The day after the budget the member for North Sydney claimed that the Howard government had saved all of the windfall money from the mining boom, something that even Treasury research at the time demonstrated was completely untrue. After the budget, the member for North Sydney claimed that two-thirds of the projected deficits could be explained by the government’s spending, conveniently neglecting to put in the equation a number of very substantial government savings measures. He just happened to overlook those parts of the equation.
Recently, the member for North Sydney and, indeed, the Leader of the Opposition have been claiming that projected government borrowing—not actual government borrowing yet, but projected government borrowing over a number of years—is putting upward pressure on global interest rates that, in turn, is increasing interest rates in Australia, when Australian government borrowing as a fraction is 0.001 of total global government borrowing.
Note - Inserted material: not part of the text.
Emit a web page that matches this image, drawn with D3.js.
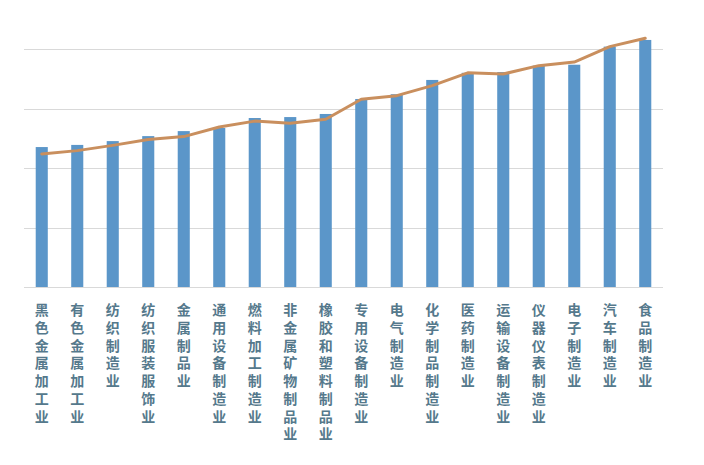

He has also accused me of not including, within the budget, projections for IT savings which I have talked up at some considerable length, failing to notice that in the budget update, the Updated Economic and Fiscal Outlook published in February—which he should, as shadow Treasurer, have read—there is in fact a statement of hundreds of millions of dollars worth of savings from the IT changes that the government is putting in place.
These are just the highlights, or the lowlights. But there is of course a wider picture that, soon, the opposition and the shadow Treasurer and the Leader of the Opposition are going to have to start filling in. The shadow Treasurer has said that the solution to Australia’s economic problems is quite simple: ‘The government should spend less money.’ Unfortunately, the actions of the opposition, the positions they are adopting, their behaviour in the Senate all point in the other direction. They have not yet announced a single savings proposal—not one. They continue to block government savings initiatives in the Senate. The shadow Treasurer has indicated that they would continue with the government stimulus initiatives. And they keep making expensive new promises into the bargain.
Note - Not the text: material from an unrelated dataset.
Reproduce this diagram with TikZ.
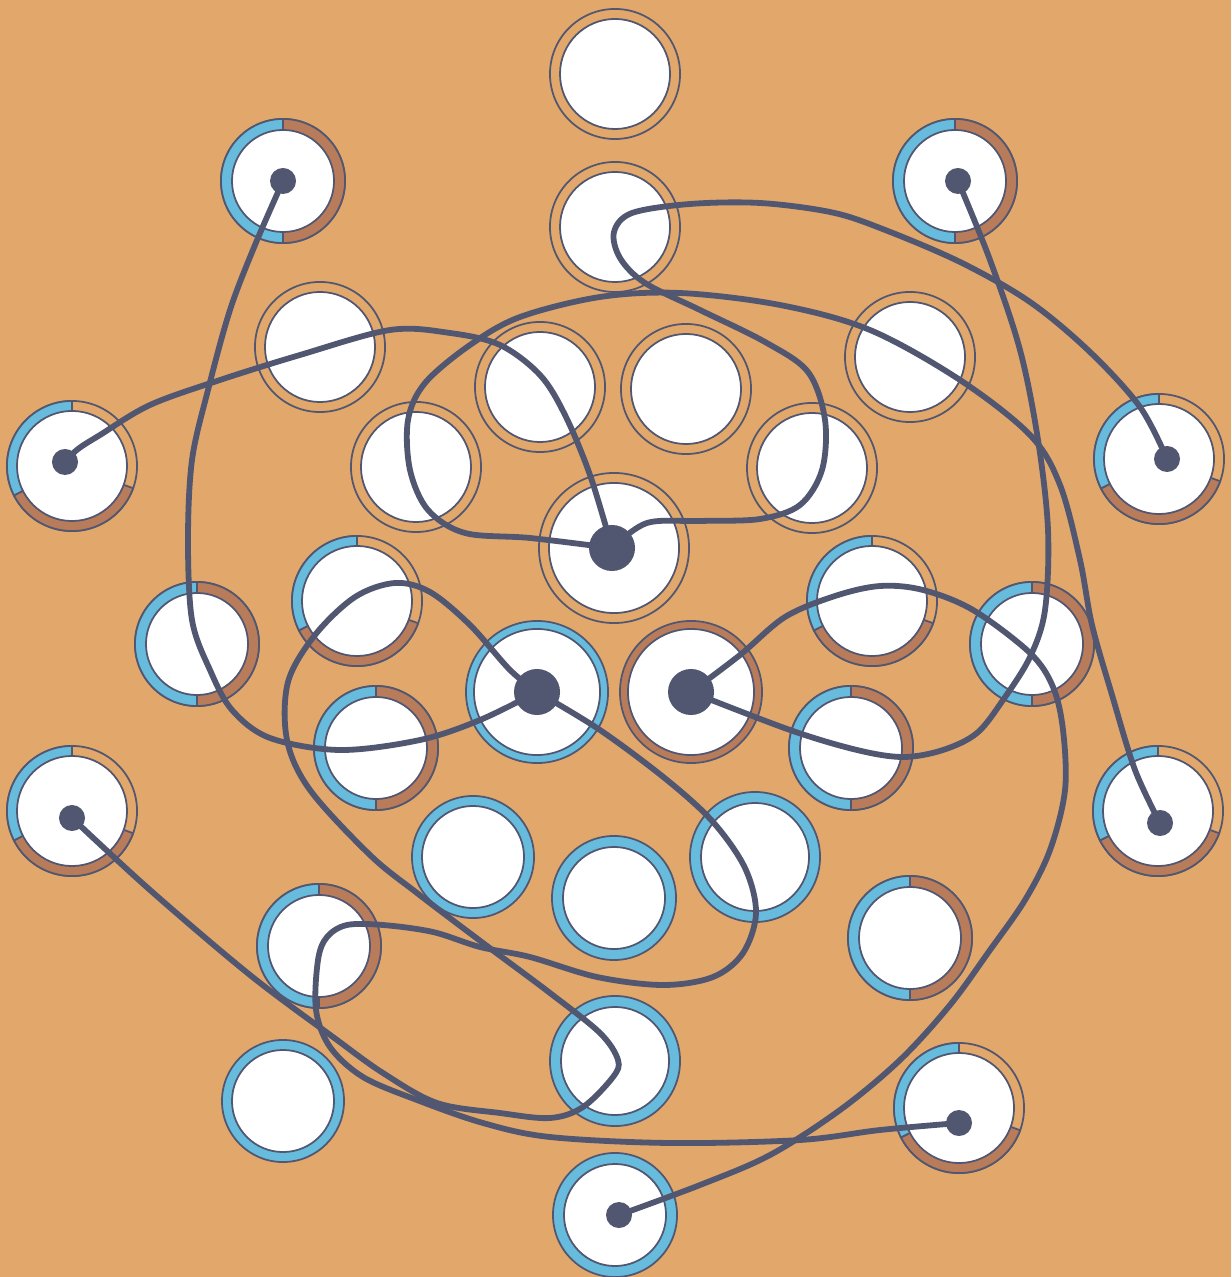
\documentclass[tikz,border=0pt]{standalone}
\usepackage{xcolor}
\usepackage{tikz}
\usetikzlibrary{calc}
\definecolor{sand}{HTML}{E2A76B}
\definecolor{sky}{HTML}{67BBDD}
\definecolor{clay}{HTML}{B97C5B}
\definecolor{ink}{HTML}{525771}

% dial with a plain (single colour) collar
\newcommand{\plaindial}[5]{%
  \node[collar=#4, fill=#3] at (#2) {};
  \node[plate=#5] (#1) at (#2) {};
}
% dial with a collar half blue, half clay
\newcommand{\halfdial}[2]{%
  \node[collar=1.24cm] at (#2) {};
  \filldraw[seg, fill=sky] (#2) -- ++(90:0.62cm) arc[start angle=90, end angle=270, radius=0.62cm] -- cycle;
  \filldraw[seg, fill=clay] (#2) -- ++(90:0.62cm) arc[start angle=90, end angle=-90, radius=0.62cm] -- cycle;
  \node[plate=1.02cm] (#1) at (#2) {};
}
% dial with a collar in three parts
\newcommand{\thirddial}[2]{%
  \node[collar=1.30cm] at (#2) {};
  \filldraw[seg, fill=sky] (#2) -- ++(90:0.65cm) arc[start angle=90, end angle=207, radius=0.65cm] -- cycle;
  \filldraw[seg, fill=clay] (#2) -- ++(207:0.65cm) arc[start angle=207, end angle=340, radius=0.65cm] -- cycle;
  \node[plate=1.10cm] (#1) at (#2) {};
}

\begin{document}
\begin{tikzpicture}[
  x=0.01cm,
  y=0.01cm,
  wire/.style={
    draw=ink,
    line width=1.65pt,
    line cap=round
  },
  seg/.style={
    draw=ink,
    line width=0.5pt
  },
  collar/.style={
    circle,
    draw=ink,
    fill=sand,
    line width=0.5pt,
    inner sep=0pt,
    minimum size=#1
  },
  plate/.style={
    circle,
    draw=ink,
    fill=white,
    line width=0.5pt,
    inner sep=0pt,
    minimum size=#1
  },
  hub/.style={
    circle,
    fill=ink,
    inner sep=0pt,
    minimum size=#1
  }
]

\fill[sand] (0,0) rectangle (1231,-1277);
\useasboundingbox (0,0) rectangle (1231,-1277);

% Plain dials
\plaindial{d1}{615,-74}{sand}{1.30cm}{1.10cm}
\plaindial{d2}{615,-227}{sand}{1.30cm}{1.10cm}
\plaindial{d5}{320,-347}{sand}{1.30cm}{1.10cm}
\plaindial{d6}{910,-357}{sand}{1.30cm}{1.10cm}
\plaindial{d9a}{540,-387}{sand}{1.30cm}{1.10cm}
\plaindial{d9b}{686,-389}{sand}{1.30cm}{1.10cm}
\plaindial{d9c}{416,-467}{sand}{1.30cm}{1.10cm}
\plaindial{d9d}{812,-468}{sand}{1.30cm}{1.10cm}
\plaindial{d10}{614,-548}{sand}{1.50cm}{1.30cm}

% Full coloured dials
\plaindial{d15}{537,-692}{sky}{1.42cm}{1.26cm}
\plaindial{d16}{691,-692}{clay}{1.42cm}{1.26cm}
\plaindial{d21}{473,-857}{sky}{1.22cm}{1.02cm}
\plaindial{d22}{614,-898}{sky}{1.24cm}{1.02cm}
\plaindial{d23}{755,-857}{sky}{1.30cm}{1.08cm}
\plaindial{d26}{283,-1101}{sky}{1.22cm}{1.02cm}
\plaindial{d27}{615,-1061}{sky}{1.30cm}{1.08cm}
\plaindial{d29}{615,-1215}{sky}{1.24cm}{1.02cm}

% Half dials
\halfdial{d3}{283,-181}
\halfdial{d4}{955,-181}
\halfdial{d13}{197,-644}
\halfdial{d14}{1032,-644}
\halfdial{d17}{376,-748}
\halfdial{d18}{851,-748}
\halfdial{d24}{319,-946}
\halfdial{d25}{910,-938}

% Third dials
\thirddial{d7}{72,-466}
\thirddial{d8}{1159,-459}
\thirddial{d11}{357,-601}
\thirddial{d12}{872,-601}
\thirddial{d19}{72,-811}
\thirddial{d20}{1158,-811}
\thirddial{d28}{959,-1108}

% Hubs
\node[hub=0.46cm] (q0) at (612,-548) {};
\node[hub=0.46cm] (q1) at (537,-692) {};
\node[hub=0.46cm] (q2) at (691,-692) {};
\node[hub=0.26cm] (p1) at (283,-181) {};
\node[hub=0.26cm] (p2) at (958,-181) {};
\node[hub=0.26cm] (p3) at (65,-462) {};
\node[hub=0.26cm] (p4) at (1167,-459) {};
\node[hub=0.26cm] (p5) at (72,-818) {};
\node[hub=0.26cm] (p6) at (1160,-823) {};
\node[hub=0.26cm] (p7) at (959,-1123) {};
\node[hub=0.26cm] (p8) at (619,-1215) {};

% Wires to the centre hub
\draw[wire] plot[smooth, tension=0.55] coordinates {(p3) (78,-449) (100,-435) (150,-405) (220,-380) (300,-355) (390,-330) (450,-333) (500,-345) (540,-375) (565,-415) (590,-475) (q0)};
\draw[wire] plot[smooth, tension=0.55] coordinates {(q0) (530,-538) (465,-533) (428,-510) (410,-470) (408,-420) (425,-383) (470,-345) (520,-317) (600,-297) (680,-293) (780,-305) (870,-330) (960,-380) (1030,-435) (1060,-485) (1080,-560) (1092,-625) (1112,-695) (1135,-770) (p6)};
\draw[wire] plot[smooth, tension=0.55] coordinates {(q0) (647,-523) (700,-521) (760,-519) (800,-505) (822,-470) (825,-420) (808,-372) (765,-342) (700,-310) (645,-283) (620,-258) (614,-232) (632,-213) (690,-204) (760,-203) (830,-212) (880,-228) (960,-262) (1030,-302) (1090,-352) (1140,-407) (p4)};

% Wires to the blue hub
\draw[wire] plot[smooth, tension=0.55] coordinates {(p1) (255,-245) (230,-310) (208,-390) (192,-460) (188,-540) (192,-620) (210,-670) (232,-710) (270,-738) (340,-750) (420,-740) (480,-720) (q1)};
\draw[wire] plot[smooth, tension=0.55] coordinates {(q1) (510,-670) (470,-625) (430,-592) (395,-583) (355,-597) (315,-635) (288,-682) (287,-740) (310,-790) (370,-855) (417,-893) (483,-943) (550,-993) (600,-1033) (618,-1060) (613,-1077) (583,-1107) (550,-1118) (500,-1113) (437,-1103) (383,-1073) (333,-1037) (250,-975) (150,-890) (p5)};
\draw[wire] plot[smooth, tension=0.55] coordinates {(q1) (600,-730) (667,-780) (713,-822) (745,-868) (756,-913) (743,-953) (713,-977) (663,-985) (597,-977) (530,-957) (480,-947) (433,-932) (383,-925) (347,-925) (327,-937) (318,-960) (316,-1010) (330,-1047) (363,-1077) (417,-1100) (483,-1123) (550,-1137) (670,-1143) (800,-1140) (880,-1130) (p7)};

% Wires to the clay hub
\draw[wire] plot[smooth, tension=0.55] coordinates {(p2) (990,-260) (1020,-350) (1038,-440) (1048,-530) (1045,-610) (1030,-657) (1003,-700) (977,-733) (943,-750) (903,-757) (857,-750) (790,-730) (q2)};
\draw[wire] plot[smooth, tension=0.55] coordinates {(q2) (740,-655) (785,-617) (835,-596) (880,-586) (923,-590) (973,-610) (1030,-653) (1053,-687) (1063,-730) (1065,-790) (1050,-850) (1025,-900) (990,-950) (950,-1005) (900,-1060) (840,-1110) (770,-1155) (700,-1185) (p8)};

\end{tikzpicture}
\end{document}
We are now beyond the halfway mark in the parliamentary cycle and the business end of the season is approaching. The time when the opposition can get away with loose rhetoric, inaccuracies and ‘facts’ that are incorrect in the economic critique of the government’s position is rapidly running out. We are going to hold the opposition to account on its rhetoric. We are going to hold the member for North Sydney to account on his rhetoric as we look forward to the time when the Turnbull opposition fronts up to the next election with the list of spending cuts, the list of savings, the list of cuts to programs and the list of increased taxes that it is proposing to put in place, if elected to office, in order to fulfil the position that it is adopting today. That is the implication of the opposition’s position; that is where they are heading. They are heading for a collision with reality. It is coming sooner than they think. We are looking forward to the time when they have to specify exactly what they are going to do for Australia.